Under Xi, China’s most powerful leader since Mao Zedong, an anti-corruption crusade has served the dual purposes of eliminating political rivals and punishing endemic graft. Since 2012, nearly 5mn lower-level officials as well as thousands of higher-level “tigers” have been ensnared, as well as executives in the technology, finance and energy industries and even China’s own anti-graft watchdogs.
It remains unclear whether Xi’s renewed focus on the military was prompted by a particular case or bigger concerns over political loyalty. The Rocket Force is one of the PLA’s most strategically important branches, with responsibility for China’s rapidly expanding land-based nuclear deterrent as well as the missile systems critical to a potential attack on Taiwan and efforts to deny US forces access and free movement in the western Pacific.
Two foreign senior government officials briefed on related intelligence said the Rocket Force leaders were being probed for leaking military information.
“The trigger was the fact that we, outside China, have a quite detailed understanding of the Rocket Force’s structure by now,” said one of the officials. “It’s about divulging secrets.”

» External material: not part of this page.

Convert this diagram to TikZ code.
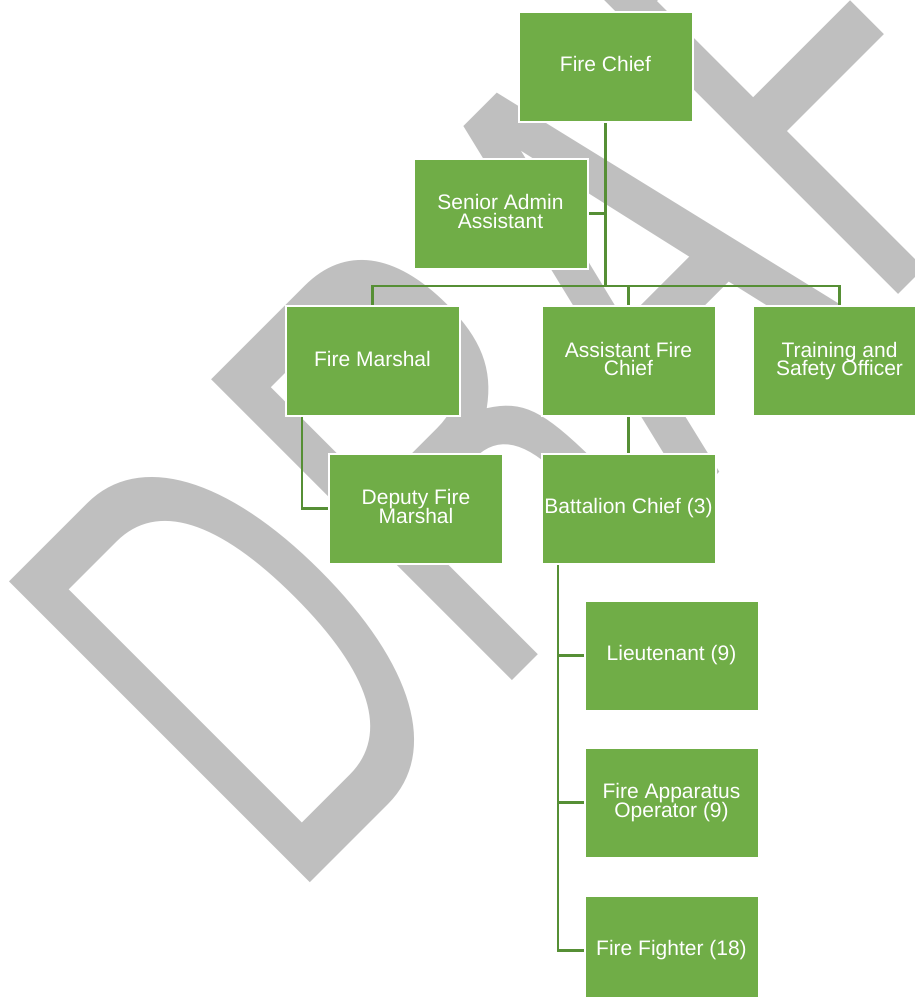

The military was one of Xi’s first targets after taking power, in a dramatic overhaul to assert authority over a force that he judged had begun to slip into decay and slipped out of the Communist party’s control, according to Phillip Saunders, director of the Center for the Study of Chinese Military Affairs at the US National Defense University. Two former CMC vice-chairs, Xu Caihou and Guo Boxiong, faced prosecution for corruption in 2014.

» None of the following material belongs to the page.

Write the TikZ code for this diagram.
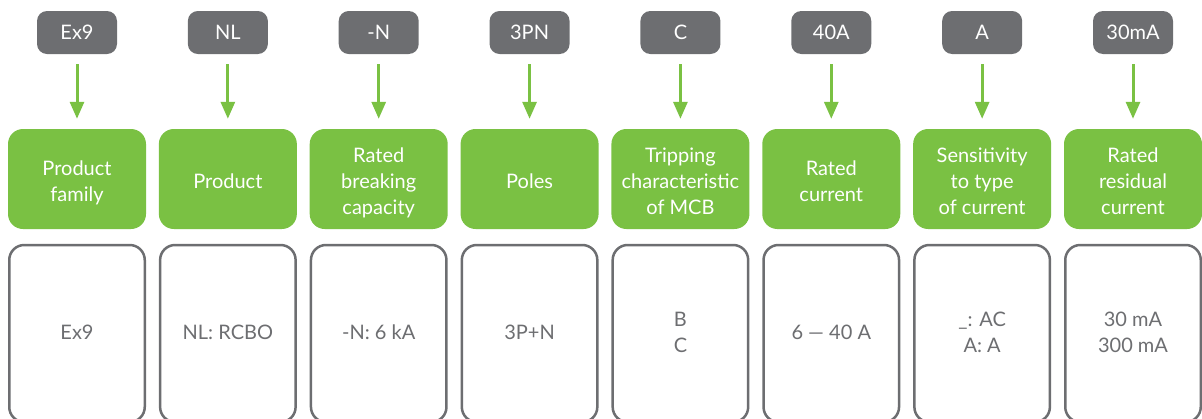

“Ten years on, there’s a new generation of leaders, some of that anti-corruption fear has worn off,” Saunders said. “There’s a need periodically to re-emphasise the drive against corruption and re-emphasise politically the theme of loyalty to the party.”
Ahead of PLA Day on August 1, which marks the founding of the CCP’s armed services, official media have published a series of articles exhorting cadres to “strengthen military governance”.
“That they talk about these problems again is a code phrase for saying absolute loyalty to the party has not yet been achieved,” said Lyle Morris, senior fellow at the Asia Society Policy Institute’s Center for China Analysis and a former China country director in the office of the US secretary of defence. “Xi has consolidated control of the PLA in unprecedented ways. But that doesn’t mean it’s complete.”
Over the past decade, Xi has moved military watchdogs such as the audit bureau and the discipline inspection commission directly to the CMC to prevent collusion with other departments, reinvigorated party organs in the military and built a body of regulations aimed at constraining commanders’ leeway for corruption.
But most importantly, he has concentrated control over the military in his own hands, elevating the powers of the CMC chair and enshrining those changes in the communist party charter.
Some experts said the latest probe pointed to a failure of those reforms.
“Obviously there were loose ends in selecting Rocket Force leaders. Since Xi selected these people himself, his leadership is compromised,” said Andrew Yang, a former Taiwan defence minister and veteran PLA analyst. “He now has to defuse the negative impact in the military.”